Selain itu, kata Guntur, perbuatan tembak mati itu patut diduga adalah bentuk pelanggaran HAM sebagaimana dijamin dalam ketentuan Pasal 28G ayat (1) UUD 1945 berbunyi, setiap orang berhak atas perlindungan diri pribadi, keluarga, kehormatan, martabat, dan harta benda yang di bawah kekuasaannya, serta berhak atas rasa aman dan perlindungan dari ancaman ketakutan untuk berbuat atau tidak berbuat sesuatu yang merupakan hak asasi.
"Dalam rangka penegakan supremasi hukum dan HAM, keluarga korban sangat terzalimi, karena korban adalah suami/ayah masih memiliki anak-anak yang masih kecil, dibunuh langsung dihadapan istri dan anak-anaknya tersebut tentunya meninggalkan bekas trauma yang tidak akan dapat diobati seumur hidup," katanya.
Sebagai Kuasa Hukum dari Korban, Guntur mendesak: Pertama, pihak kepolisian secara professional menegakan hukum dan menindak tegas seluruh pelaku sesuai ketentuan hukum pidana atas kejahatan menghilangan nyawa tanpa pandang bulu, meskipun diketahui pelaku adalah anggota kepolisian.
Kedua, kepada Kapolri agar menjatuhkan sanksi yang setimpal kepada oknum tersebut sehingga masyarakat yakin hukum itu tidak hanya tajam ke bawah dan tumpul ke atas, tetapi hukum mampu memberikan keadilan kepada siapa saja dan menghukum siapa saja yang bersalah tanpa pandang bulu.

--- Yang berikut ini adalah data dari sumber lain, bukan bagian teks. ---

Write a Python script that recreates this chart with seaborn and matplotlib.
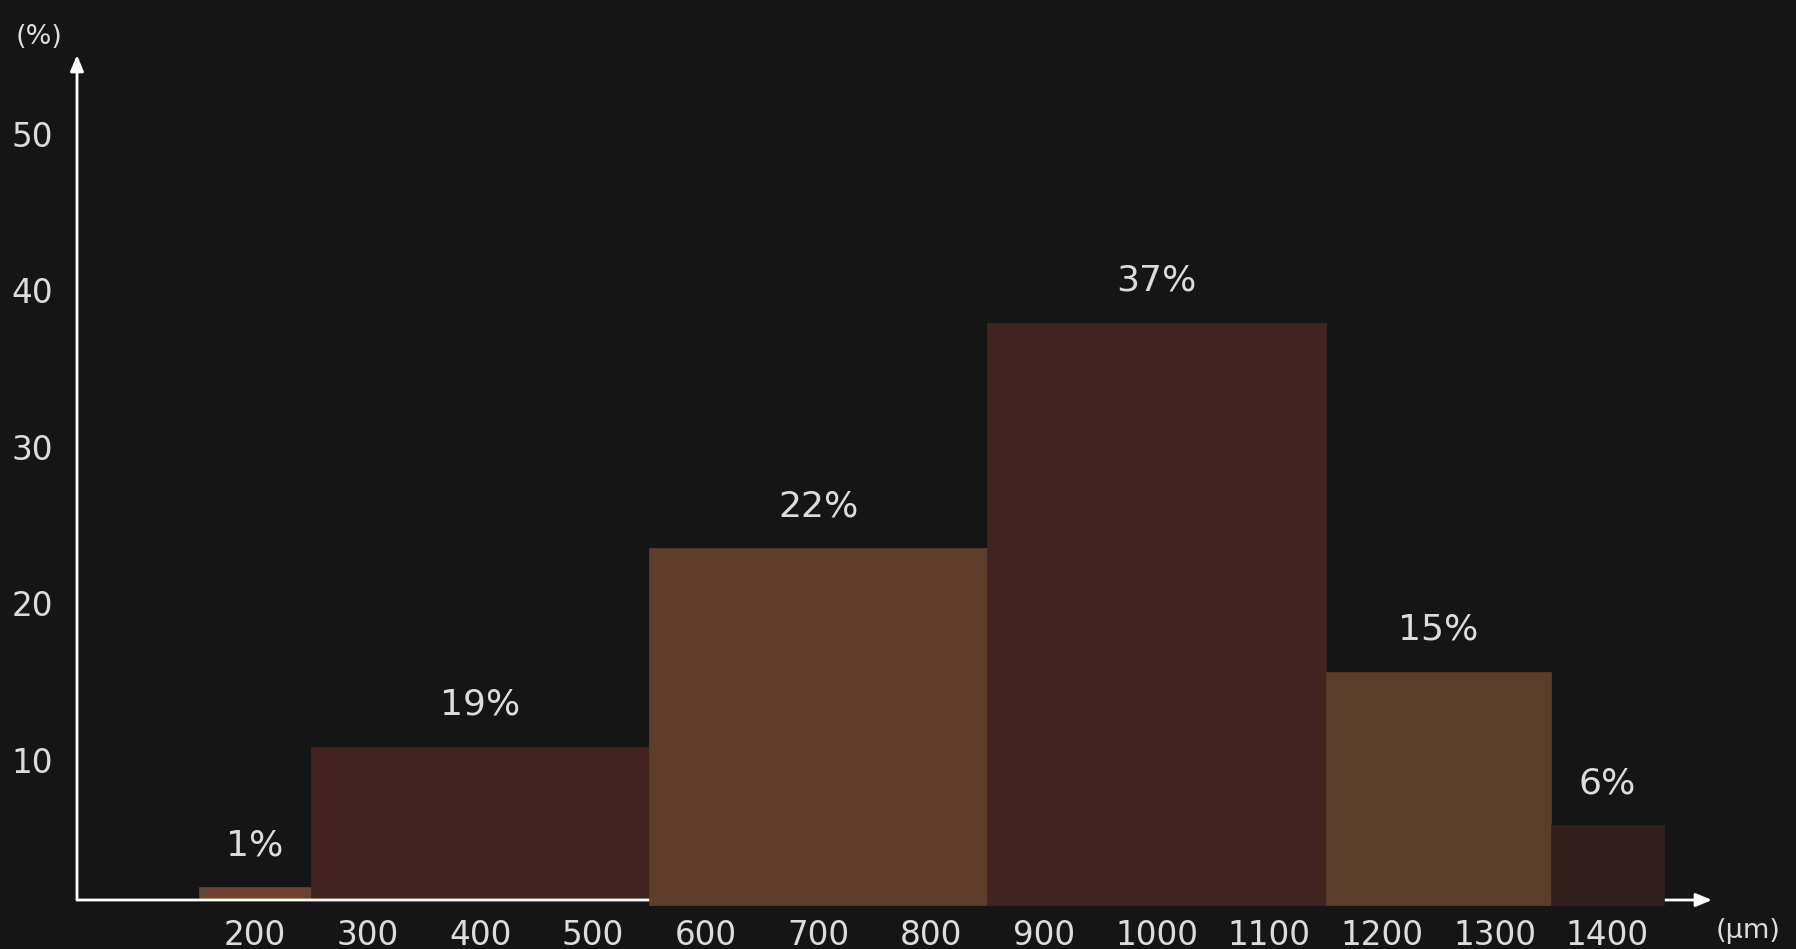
import matplotlib
matplotlib.use('Agg')
import matplotlib.pyplot as plt
from matplotlib.transforms import ScaledTranslation
import seaborn as sns

# ---------------- data ----------------
bin_edges = [150, 250, 550, 850, 1150, 1350, 1450]
bar_heights = [0.8, 9.8, 22.5, 36.9, 14.6, 4.8]
bar_labels = ['1%', '19%', '22%', '37%', '15%', '6%']
bar_colors = ['#6a4430', '#42231f', '#5e3e2a', '#42231f', '#5c3d2a', '#34211f']
x_ticks = [200, 300, 400, 500, 600, 700, 800, 900, 1000, 1100, 1200, 1300, 1400]
x_tick_labels = [str(v) for v in x_ticks]
y_ticks = [10, 20, 30, 40, 50]
y_tick_labels = [str(v) for v in y_ticks]
y_unit = '(%)'
x_unit = '(μm)'

BG = '#151515'
TXT = '#dcdcdc'

sns.set_theme(style='dark', rc={'axes.facecolor': BG, 'figure.facecolor': BG})
plt.rcParams['font.family'] = ['DejaVu Sans']

W, H = 1796, 949
fig = plt.figure(figsize=(W / 100, H / 100), dpi=100, facecolor=BG)
ax = fig.add_axes([77 / W, 49 / H, (1712 - 77) / W, (900 - 55) / H])
ax.set_facecolor(BG)

centers = [(a + b) / 2 for a, b in zip(bin_edges[:-1], bin_edges[1:])]
sns.histplot(x=centers, weights=bar_heights, bins=bin_edges, ax=ax,
             alpha=1, linewidth=0, legend=False)

for i, (p, c) in enumerate(zip(ax.patches, bar_colors)):
    p.set_facecolor(c)
    p.set_edgecolor(c)
    p.set_linewidth(0.5)
    if i >= 2:
        h = p.get_height()
        p.set_y(-0.35)
        p.set_height(h + 0.35)
        p.set_clip_on(False)
        p.set_zorder(3)
    else:
        p.set_zorder(1)

for p, h, lbl in zip(ax.patches, bar_heights, bar_labels):
    ax.annotate(lbl, xy=(p.get_x() + p.get_width() / 2, h),
                xytext=(0, 30), textcoords='offset points',
                ha='center', va='center', fontsize=26, color=TXT, zorder=5)

ax.set_xlim(42, 1493)
ax.set_ylim(0, 54.0)
ax.grid(False)
for s in ax.spines.values():
    s.set_visible(False)
ax.set_xlabel('')
ax.set_ylabel('')

ax.set_xticks(x_ticks)
ax.set_xticklabels(x_tick_labels)
ax.set_yticks(y_ticks)
ax.set_yticklabels(y_tick_labels)
ax.tick_params(axis='x', length=0, pad=14, labelsize=23.5, labelcolor=TXT)
ax.tick_params(axis='y', length=0, pad=17, labelsize=23.5, labelcolor=TXT)
off = ScaledTranslation(0, -16 / 100, fig.dpi_scale_trans)
for t in ax.get_yticklabels():
    t.set_transform(t.get_transform() + off)

arrow = dict(arrowstyle='-|>,head_length=0.6,head_width=0.25', color='white',
             lw=2.0, mutation_scale=16, shrinkA=0, shrinkB=0)
ax.annotate('', xy=(1, 0), xytext=(0, 0), xycoords='axes fraction',
            arrowprops=arrow, zorder=2.5, annotation_clip=False)
ax.annotate('', xy=(0, 1), xytext=(0, 0), xycoords='axes fraction',
            arrowprops=arrow, zorder=2.5, annotation_clip=False)

fig.text(39 / W, 1 - 37 / H, y_unit, ha='center', va='center', fontsize=19.5, color=TXT)
fig.text(1748 / W, 1 - 931 / H, x_unit, ha='center', va='center', fontsize=19.5, color=TXT)

fig.savefig('out.png', dpi=100, facecolor=BG)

Ketiga, kepada lembaga perlindungan saksi dan korban untuk memberikan jaminan perlindungan kepada keluarga korban karena mereka sangat ketakutan dan terintimidasi dalam mencari keadilan hukum.
Keempat, kepada lembaga-lembaga pengawas, seperti Komnas HAM, Komnas Perlindungan Anak dan lembaga lainnya untuk turut mendesak kepolisian agar adil, profesional dan tidak diskriminativ dalam penegakan hukum dan menjamin perlindungan kepada korban dan keluarganya, serta mengawal kasus ini agar dapat berjalan dengan adil dan adanya kepastian hukum.
"Terkhir, kepada semua pihak yang menyudutkan keluarga korban dengan menyebarkan inforomasi yang salah melalui pemberitaan untuk tidak terus memberikan informasi sesat dan keliru tersebut demi menjaga psikologi keluarga korban yang makin terpukul akibat pemberitaan yang tidak benar dan menyudutkan korban," tutupnya.